* [Task instructions]: A single run of lines is to be printed exactly: starting at the line with "Generate a Python" and ending at the line with "0.5, 1.7, 0.5]", both included. Leave the pictures out.

>> start

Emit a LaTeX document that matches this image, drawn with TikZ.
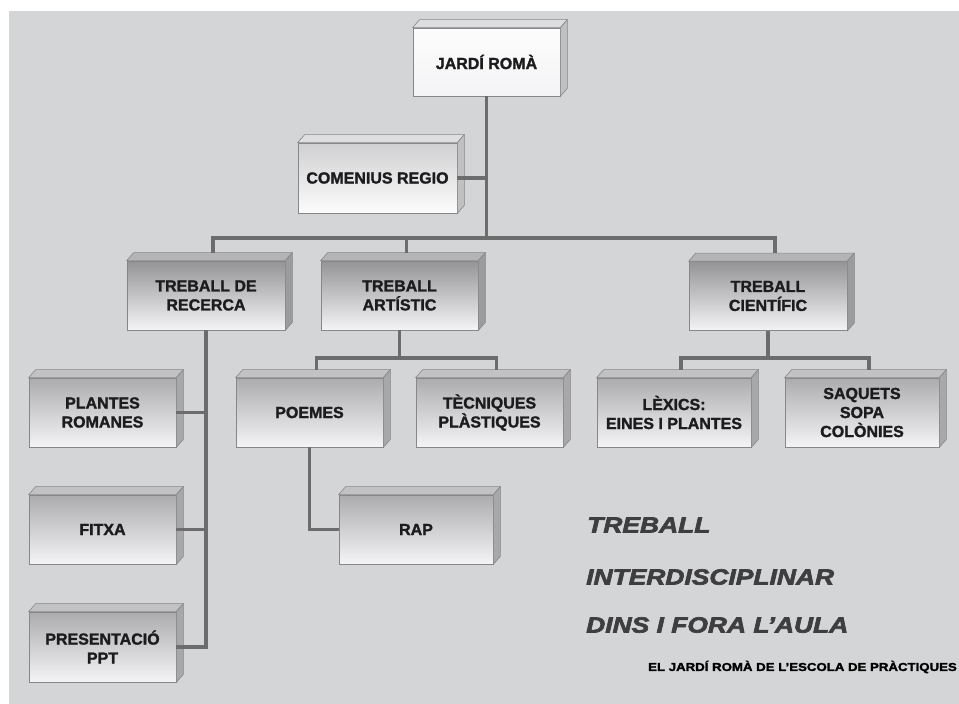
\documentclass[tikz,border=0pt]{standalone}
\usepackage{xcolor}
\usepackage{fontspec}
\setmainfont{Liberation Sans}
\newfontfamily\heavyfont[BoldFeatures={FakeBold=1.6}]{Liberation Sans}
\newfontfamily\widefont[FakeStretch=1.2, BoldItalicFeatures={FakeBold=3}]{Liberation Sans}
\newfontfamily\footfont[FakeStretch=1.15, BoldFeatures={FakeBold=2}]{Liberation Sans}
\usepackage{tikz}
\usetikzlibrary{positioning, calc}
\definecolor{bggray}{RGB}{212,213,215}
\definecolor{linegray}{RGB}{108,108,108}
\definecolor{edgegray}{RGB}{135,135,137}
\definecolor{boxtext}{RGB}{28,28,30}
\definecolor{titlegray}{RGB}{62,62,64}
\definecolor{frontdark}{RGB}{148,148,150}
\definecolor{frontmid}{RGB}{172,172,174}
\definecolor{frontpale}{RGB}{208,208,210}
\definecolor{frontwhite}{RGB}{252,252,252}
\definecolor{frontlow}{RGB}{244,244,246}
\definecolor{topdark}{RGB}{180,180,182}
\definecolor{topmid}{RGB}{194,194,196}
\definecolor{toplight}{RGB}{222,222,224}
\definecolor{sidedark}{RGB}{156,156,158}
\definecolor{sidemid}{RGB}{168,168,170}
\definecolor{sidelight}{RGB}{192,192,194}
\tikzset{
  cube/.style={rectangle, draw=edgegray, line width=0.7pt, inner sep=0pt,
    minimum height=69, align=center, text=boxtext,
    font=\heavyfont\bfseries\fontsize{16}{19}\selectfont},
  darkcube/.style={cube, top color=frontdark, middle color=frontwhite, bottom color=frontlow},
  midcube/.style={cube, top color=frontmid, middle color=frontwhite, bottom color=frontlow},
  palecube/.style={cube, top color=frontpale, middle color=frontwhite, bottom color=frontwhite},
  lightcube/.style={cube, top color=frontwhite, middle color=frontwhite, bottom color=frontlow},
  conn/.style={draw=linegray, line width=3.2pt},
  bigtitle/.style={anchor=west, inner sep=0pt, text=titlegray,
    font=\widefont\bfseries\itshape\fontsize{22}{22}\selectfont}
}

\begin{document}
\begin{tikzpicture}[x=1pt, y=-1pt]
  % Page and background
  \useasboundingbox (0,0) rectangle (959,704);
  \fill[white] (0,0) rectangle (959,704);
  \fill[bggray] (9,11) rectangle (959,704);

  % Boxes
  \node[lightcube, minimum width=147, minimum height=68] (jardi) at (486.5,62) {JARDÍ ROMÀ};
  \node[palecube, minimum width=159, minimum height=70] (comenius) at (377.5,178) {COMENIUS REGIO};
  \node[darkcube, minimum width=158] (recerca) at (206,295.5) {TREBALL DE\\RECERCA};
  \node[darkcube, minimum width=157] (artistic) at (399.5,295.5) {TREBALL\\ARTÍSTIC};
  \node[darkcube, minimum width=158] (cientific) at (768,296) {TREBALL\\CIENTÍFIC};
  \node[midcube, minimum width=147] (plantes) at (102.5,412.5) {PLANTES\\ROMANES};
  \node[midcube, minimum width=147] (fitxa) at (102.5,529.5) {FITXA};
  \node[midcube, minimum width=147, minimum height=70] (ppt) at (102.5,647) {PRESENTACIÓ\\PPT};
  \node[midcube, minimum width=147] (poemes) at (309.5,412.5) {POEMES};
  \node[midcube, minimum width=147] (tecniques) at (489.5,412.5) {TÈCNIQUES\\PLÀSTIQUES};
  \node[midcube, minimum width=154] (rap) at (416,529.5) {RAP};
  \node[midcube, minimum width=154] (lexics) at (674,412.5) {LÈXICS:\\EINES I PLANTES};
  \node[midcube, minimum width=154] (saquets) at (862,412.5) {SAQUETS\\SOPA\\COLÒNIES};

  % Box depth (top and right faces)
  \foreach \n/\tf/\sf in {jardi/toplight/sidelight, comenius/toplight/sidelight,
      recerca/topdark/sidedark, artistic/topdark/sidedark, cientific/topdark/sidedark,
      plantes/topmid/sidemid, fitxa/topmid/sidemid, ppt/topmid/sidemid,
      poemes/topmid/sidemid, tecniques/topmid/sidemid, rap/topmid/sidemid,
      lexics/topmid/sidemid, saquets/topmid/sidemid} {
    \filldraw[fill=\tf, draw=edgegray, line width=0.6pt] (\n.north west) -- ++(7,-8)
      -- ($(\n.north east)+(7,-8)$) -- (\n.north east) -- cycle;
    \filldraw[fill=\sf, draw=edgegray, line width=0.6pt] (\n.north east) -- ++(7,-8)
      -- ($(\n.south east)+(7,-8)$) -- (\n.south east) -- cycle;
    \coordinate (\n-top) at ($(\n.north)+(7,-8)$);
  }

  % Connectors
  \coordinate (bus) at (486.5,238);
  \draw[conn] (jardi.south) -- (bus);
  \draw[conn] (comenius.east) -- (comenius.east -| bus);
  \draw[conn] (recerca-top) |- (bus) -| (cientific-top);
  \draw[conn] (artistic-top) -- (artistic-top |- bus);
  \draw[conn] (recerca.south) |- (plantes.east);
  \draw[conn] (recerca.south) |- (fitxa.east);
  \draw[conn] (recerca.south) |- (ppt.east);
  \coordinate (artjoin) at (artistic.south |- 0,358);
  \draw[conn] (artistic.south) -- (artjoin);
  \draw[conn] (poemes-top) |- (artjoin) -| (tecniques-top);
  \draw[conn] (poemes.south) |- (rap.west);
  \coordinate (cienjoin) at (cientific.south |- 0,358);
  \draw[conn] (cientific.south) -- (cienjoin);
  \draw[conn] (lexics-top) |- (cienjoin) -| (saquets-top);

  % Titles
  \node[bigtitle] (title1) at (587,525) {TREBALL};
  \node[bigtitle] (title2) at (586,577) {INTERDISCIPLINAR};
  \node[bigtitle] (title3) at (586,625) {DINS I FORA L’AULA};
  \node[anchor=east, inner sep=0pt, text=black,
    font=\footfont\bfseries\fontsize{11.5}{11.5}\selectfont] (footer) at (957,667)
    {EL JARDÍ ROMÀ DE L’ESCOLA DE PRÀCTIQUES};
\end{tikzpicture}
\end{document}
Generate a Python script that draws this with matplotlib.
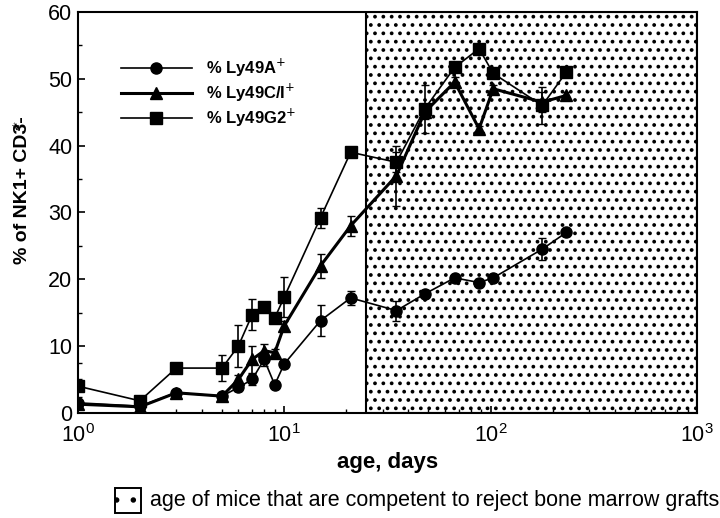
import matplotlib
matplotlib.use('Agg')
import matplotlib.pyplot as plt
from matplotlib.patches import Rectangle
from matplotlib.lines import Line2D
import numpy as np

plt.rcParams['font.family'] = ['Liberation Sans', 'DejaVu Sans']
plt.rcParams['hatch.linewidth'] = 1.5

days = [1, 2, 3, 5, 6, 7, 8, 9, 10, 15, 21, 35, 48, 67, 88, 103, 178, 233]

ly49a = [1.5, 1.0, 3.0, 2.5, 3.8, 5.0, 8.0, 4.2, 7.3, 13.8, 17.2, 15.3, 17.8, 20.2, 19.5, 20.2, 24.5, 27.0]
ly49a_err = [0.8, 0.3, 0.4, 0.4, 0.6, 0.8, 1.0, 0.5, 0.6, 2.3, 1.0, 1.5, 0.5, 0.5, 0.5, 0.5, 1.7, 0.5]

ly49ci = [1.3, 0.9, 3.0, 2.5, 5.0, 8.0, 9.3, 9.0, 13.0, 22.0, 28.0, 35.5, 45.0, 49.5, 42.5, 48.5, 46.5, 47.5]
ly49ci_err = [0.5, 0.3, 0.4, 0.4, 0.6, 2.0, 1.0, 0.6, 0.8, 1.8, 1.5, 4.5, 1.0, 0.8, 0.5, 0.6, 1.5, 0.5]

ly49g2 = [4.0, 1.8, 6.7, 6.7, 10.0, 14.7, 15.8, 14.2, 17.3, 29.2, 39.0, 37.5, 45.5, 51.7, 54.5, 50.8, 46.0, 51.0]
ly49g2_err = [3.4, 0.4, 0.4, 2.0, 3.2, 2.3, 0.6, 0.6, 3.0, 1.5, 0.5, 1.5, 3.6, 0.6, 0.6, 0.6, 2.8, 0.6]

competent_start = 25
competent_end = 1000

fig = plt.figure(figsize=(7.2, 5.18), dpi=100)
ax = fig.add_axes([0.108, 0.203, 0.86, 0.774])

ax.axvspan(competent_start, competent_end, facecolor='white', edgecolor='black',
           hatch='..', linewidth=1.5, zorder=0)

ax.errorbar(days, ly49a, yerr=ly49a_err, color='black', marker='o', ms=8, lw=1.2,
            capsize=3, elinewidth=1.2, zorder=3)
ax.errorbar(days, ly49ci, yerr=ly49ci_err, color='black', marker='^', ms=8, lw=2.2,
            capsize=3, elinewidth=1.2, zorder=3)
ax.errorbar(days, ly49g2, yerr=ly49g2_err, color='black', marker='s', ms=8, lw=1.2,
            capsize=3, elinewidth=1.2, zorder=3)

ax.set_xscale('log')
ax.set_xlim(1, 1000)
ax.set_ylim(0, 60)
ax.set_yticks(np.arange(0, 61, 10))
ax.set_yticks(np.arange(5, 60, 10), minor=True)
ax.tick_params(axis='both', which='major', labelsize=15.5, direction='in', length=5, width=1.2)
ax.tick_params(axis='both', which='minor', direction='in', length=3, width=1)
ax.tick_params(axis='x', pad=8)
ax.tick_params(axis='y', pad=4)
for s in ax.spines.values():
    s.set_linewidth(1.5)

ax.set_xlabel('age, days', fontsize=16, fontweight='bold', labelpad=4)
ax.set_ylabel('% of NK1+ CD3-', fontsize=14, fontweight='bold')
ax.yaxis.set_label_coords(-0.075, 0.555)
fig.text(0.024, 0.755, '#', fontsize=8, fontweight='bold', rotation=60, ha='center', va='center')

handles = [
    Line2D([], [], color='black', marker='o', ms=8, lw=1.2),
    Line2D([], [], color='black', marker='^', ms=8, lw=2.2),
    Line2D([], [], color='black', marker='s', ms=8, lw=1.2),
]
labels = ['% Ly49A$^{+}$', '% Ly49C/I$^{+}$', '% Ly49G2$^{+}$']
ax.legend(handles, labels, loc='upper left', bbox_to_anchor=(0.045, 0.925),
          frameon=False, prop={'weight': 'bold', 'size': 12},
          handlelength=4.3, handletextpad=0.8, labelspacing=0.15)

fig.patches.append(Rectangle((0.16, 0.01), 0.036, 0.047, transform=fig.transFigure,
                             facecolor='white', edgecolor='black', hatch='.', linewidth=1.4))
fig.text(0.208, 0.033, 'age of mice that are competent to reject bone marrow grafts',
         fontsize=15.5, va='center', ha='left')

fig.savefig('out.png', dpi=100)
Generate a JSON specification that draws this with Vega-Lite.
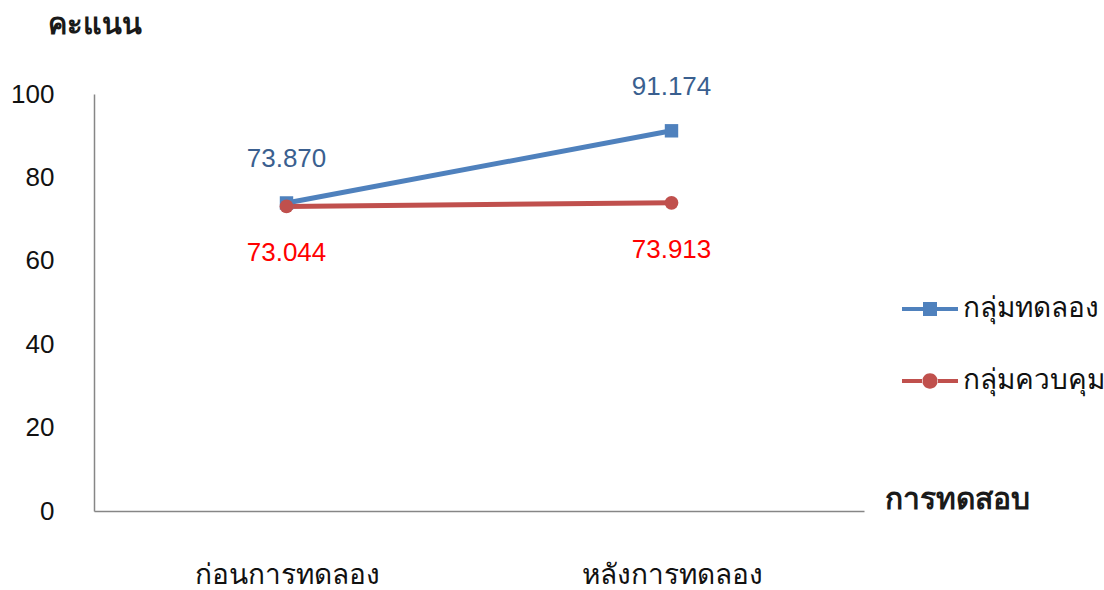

>> end

* [Answer in full]:
Generate a Python script that draws this with matplotlib.
import matplotlib
matplotlib.use('Agg')
import matplotlib.pyplot as plt
from matplotlib.patches import Rectangle
from matplotlib.lines import Line2D
import numpy as np

plt.rcParams['font.family'] = ['Liberation Sans', 'DejaVu Sans']
plt.rcParams['hatch.linewidth'] = 1.5

days = [1, 2, 3, 5, 6, 7, 8, 9, 10, 15, 21, 35, 48, 67, 88, 103, 178, 233]

ly49a = [1.5, 1.0, 3.0, 2.5, 3.8, 5.0, 8.0, 4.2, 7.3, 13.8, 17.2, 15.3, 17.8, 20.2, 19.5, 20.2, 24.5, 27.0]
ly49a_err = [0.8, 0.3, 0.4, 0.4, 0.6, 0.8, 1.0, 0.5, 0.6, 2.3, 1.0, 1.5, 0.5, 0.5, 0.5, 0.5, 1.7, 0.5]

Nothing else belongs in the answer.